---------- Data segment

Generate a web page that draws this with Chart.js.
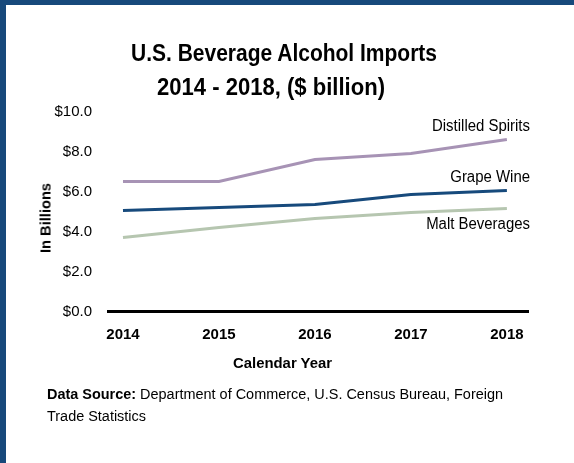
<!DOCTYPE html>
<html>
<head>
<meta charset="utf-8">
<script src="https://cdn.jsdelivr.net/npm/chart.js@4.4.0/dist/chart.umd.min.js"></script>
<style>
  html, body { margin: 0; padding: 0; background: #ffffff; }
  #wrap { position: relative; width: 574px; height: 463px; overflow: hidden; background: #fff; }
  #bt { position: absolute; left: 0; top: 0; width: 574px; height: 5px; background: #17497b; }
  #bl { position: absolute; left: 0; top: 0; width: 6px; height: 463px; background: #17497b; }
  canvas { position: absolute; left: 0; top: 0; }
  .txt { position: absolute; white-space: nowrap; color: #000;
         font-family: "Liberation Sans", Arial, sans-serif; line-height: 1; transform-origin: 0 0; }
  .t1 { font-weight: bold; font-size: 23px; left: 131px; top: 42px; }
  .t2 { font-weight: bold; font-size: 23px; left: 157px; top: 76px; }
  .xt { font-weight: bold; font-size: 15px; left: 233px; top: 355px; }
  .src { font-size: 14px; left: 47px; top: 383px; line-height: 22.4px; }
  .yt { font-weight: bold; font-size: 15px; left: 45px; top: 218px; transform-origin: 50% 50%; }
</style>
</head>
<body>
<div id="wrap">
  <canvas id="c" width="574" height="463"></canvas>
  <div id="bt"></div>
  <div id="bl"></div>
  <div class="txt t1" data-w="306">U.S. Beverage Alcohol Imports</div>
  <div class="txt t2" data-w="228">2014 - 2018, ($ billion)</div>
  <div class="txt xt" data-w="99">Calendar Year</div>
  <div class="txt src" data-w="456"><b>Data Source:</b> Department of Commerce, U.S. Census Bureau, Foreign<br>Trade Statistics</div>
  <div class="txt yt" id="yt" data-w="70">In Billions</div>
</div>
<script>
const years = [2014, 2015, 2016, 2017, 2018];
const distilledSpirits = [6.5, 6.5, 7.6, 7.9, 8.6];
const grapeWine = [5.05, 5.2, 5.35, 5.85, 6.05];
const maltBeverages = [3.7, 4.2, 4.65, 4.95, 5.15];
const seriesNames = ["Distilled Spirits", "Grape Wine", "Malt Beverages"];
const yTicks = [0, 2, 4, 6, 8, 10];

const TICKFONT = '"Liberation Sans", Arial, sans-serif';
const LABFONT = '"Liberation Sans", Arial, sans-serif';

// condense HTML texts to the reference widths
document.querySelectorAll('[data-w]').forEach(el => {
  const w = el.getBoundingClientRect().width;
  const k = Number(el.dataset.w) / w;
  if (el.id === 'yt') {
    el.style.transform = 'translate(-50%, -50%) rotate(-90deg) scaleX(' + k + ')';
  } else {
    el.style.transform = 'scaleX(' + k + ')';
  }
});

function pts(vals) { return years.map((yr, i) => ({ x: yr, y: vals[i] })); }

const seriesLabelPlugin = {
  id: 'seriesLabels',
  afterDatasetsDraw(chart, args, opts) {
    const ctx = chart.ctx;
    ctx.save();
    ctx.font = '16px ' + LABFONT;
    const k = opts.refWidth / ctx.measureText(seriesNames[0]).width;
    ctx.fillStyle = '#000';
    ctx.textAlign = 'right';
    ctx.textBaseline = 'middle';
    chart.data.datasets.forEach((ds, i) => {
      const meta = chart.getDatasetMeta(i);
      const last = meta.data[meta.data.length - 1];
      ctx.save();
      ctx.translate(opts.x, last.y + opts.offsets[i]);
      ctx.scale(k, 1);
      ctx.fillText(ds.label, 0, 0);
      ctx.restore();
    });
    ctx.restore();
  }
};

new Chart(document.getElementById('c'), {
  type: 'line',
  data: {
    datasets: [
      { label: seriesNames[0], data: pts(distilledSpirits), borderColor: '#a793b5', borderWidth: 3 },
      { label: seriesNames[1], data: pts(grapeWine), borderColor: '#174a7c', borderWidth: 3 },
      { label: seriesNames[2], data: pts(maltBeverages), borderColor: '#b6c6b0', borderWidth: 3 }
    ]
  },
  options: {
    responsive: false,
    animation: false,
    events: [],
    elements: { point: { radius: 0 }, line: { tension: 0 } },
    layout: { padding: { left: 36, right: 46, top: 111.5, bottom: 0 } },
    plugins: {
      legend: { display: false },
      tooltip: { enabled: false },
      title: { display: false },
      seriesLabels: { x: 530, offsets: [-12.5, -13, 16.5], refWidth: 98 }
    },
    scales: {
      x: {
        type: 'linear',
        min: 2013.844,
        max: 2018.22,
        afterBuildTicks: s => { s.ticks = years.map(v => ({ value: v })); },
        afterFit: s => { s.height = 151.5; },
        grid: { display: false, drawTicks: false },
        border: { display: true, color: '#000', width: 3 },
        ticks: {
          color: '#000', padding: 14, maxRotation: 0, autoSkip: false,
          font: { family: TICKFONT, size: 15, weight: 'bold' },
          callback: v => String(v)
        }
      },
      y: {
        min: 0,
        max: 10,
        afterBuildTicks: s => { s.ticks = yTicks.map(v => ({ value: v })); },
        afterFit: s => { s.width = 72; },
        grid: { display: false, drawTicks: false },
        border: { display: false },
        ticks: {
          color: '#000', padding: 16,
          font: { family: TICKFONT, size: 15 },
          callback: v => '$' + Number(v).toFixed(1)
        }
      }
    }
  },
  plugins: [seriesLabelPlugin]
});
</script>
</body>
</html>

--------------------

Problem: Leave the pictures out, and print every line of the listing exactly as written.

Task result:
Generate a web page that draws this with Chart.js.
<!DOCTYPE html>
<html>
<head>
<meta charset="utf-8">
<script src="https://cdn.jsdelivr.net/npm/chart.js@4.4.0/dist/chart.umd.min.js"></script>
<style>
  html, body { margin: 0; padding: 0; background: #ffffff; }
  #wrap { position: relative; width: 574px; height: 463px; overflow: hidden; background: #fff; }
  #bt { position: absolute; left: 0; top: 0; width: 574px; height: 5px; background: #17497b; }
  #bl { position: absolute; left: 0; top: 0; width: 6px; height: 463px; background: #17497b; }
  canvas { position: absolute; left: 0; top: 0; }
  .txt { position: absolute; white-space: nowrap; color: #000;
         font-family: "Liberation Sans", Arial, sans-serif; line-height: 1; transform-origin: 0 0; }
  .t1 { font-weight: bold; font-size: 23px; left: 131px; top: 42px; }
  .t2 { font-weight: bold; font-size: 23px; left: 157px; top: 76px; }
  .xt { font-weight: bold; font-size: 15px; left: 233px; top: 355px; }
  .src { font-size: 14px; left: 47px; top: 383px; line-height: 22.4px; }
  .yt { font-weight: bold; font-size: 15px; left: 45px; top: 218px; transform-origin: 50% 50%; }
</style>
</head>
<body>
<div id="wrap">
  <canvas id="c" width="574" height="463"></canvas>
  <div id="bt"></div>
  <div id="bl"></div>
  <div class="txt t1" data-w="306">U.S. Beverage Alcohol Imports</div>
  <div class="txt t2" data-w="228">2014 - 2018, ($ billion)</div>
  <div class="txt xt" data-w="99">Calendar Year</div>
  <div class="txt src" data-w="456"><b>Data Source:</b> Department of Commerce, U.S. Census Bureau, Foreign<br>Trade Statistics</div>
  <div class="txt yt" id="yt" data-w="70">In Billions</div>
</div>
<script>
const years = [2014, 2015, 2016, 2017, 2018];
const distilledSpirits = [6.5, 6.5, 7.6, 7.9, 8.6];
const grapeWine = [5.05, 5.2, 5.35, 5.85, 6.05];
const maltBeverages = [3.7, 4.2, 4.65, 4.95, 5.15];
const seriesNames = ["Distilled Spirits", "Grape Wine", "Malt Beverages"];
const yTicks = [0, 2, 4, 6, 8, 10];

const TICKFONT = '"Liberation Sans", Arial, sans-serif';
const LABFONT = '"Liberation Sans", Arial, sans-serif';

// condense HTML texts to the reference widths
document.querySelectorAll('[data-w]').forEach(el => {
  const w = el.getBoundingClientRect().width;
  const k = Number(el.dataset.w) / w;
  if (el.id === 'yt') {
    el.style.transform = 'translate(-50%, -50%) rotate(-90deg) scaleX(' + k + ')';
  } else {
    el.style.transform = 'scaleX(' + k + ')';
  }
});

function pts(vals) { return years.map((yr, i) => ({ x: yr, y: vals[i] })); }

const seriesLabelPlugin = {
  id: 'seriesLabels',
  afterDatasetsDraw(chart, args, opts) {
    const ctx = chart.ctx;
    ctx.save();
    ctx.font = '16px ' + LABFONT;
    const k = opts.refWidth / ctx.measureText(seriesNames[0]).width;
    ctx.fillStyle = '#000';
    ctx.textAlign = 'right';
    ctx.textBaseline = 'middle';
    chart.data.datasets.forEach((ds, i) => {
      const meta = chart.getDatasetMeta(i);
      const last = meta.data[meta.data.length - 1];
      ctx.save();
      ctx.translate(opts.x, last.y + opts.offsets[i]);
      ctx.scale(k, 1);
      ctx.fillText(ds.label, 0, 0);
      ctx.restore();
    });
    ctx.restore();
  }
};

new Chart(document.getElementById('c'), {
  type: 'line',
  data: {
    datasets: [
      { label: seriesNames[0], data: pts(distilledSpirits), borderColor: '#a793b5', borderWidth: 3 },
      { label: seriesNames[1], data: pts(grapeWine), borderColor: '#174a7c', borderWidth: 3 },
      { label: seriesNames[2], data: pts(maltBeverages), borderColor: '#b6c6b0', borderWidth: 3 }
    ]
  },
  options: {
    responsive: false,
    animation: false,
    events: [],
    elements: { point: { radius: 0 }, line: { tension: 0 } },
    layout: { padding: { left: 36, right: 46, top: 111.5, bottom: 0 } },
    plugins: {
      legend: { display: false },
      tooltip: { enabled: false },
      title: { display: false },
      seriesLabels: { x: 530, offsets: [-12.5, -13, 16.5], refWidth: 98 }
    },
    scales: {
      x: {
        type: 'linear',
        min: 2013.844,
        max: 2018.22,
        afterBuildTicks: s => { s.ticks = years.map(v => ({ value: v })); },
        afterFit: s => { s.height = 151.5; },
        grid: { display: false, drawTicks: false },
        border: { display: true, color: '#000', width: 3 },
        ticks: {
          color: '#000', padding: 14, maxRotation: 0, autoSkip: false,
          font: { family: TICKFONT, size: 15, weight: 'bold' },
          callback: v => String(v)
        }
      },
      y: {
        min: 0,
        max: 10,
        afterBuildTicks: s => { s.ticks = yTicks.map(v => ({ value: v })); },
        afterFit: s => { s.width = 72; },
        grid: { display: false, drawTicks: false },
        border: { display: false },
        ticks: {
          color: '#000', padding: 16,
          font: { family: TICKFONT, size: 15 },
          callback: v => '$' + Number(v).toFixed(1)
        }
      }
    }
  },
  plugins: [seriesLabelPlugin]
});
</script>
</body>
</html>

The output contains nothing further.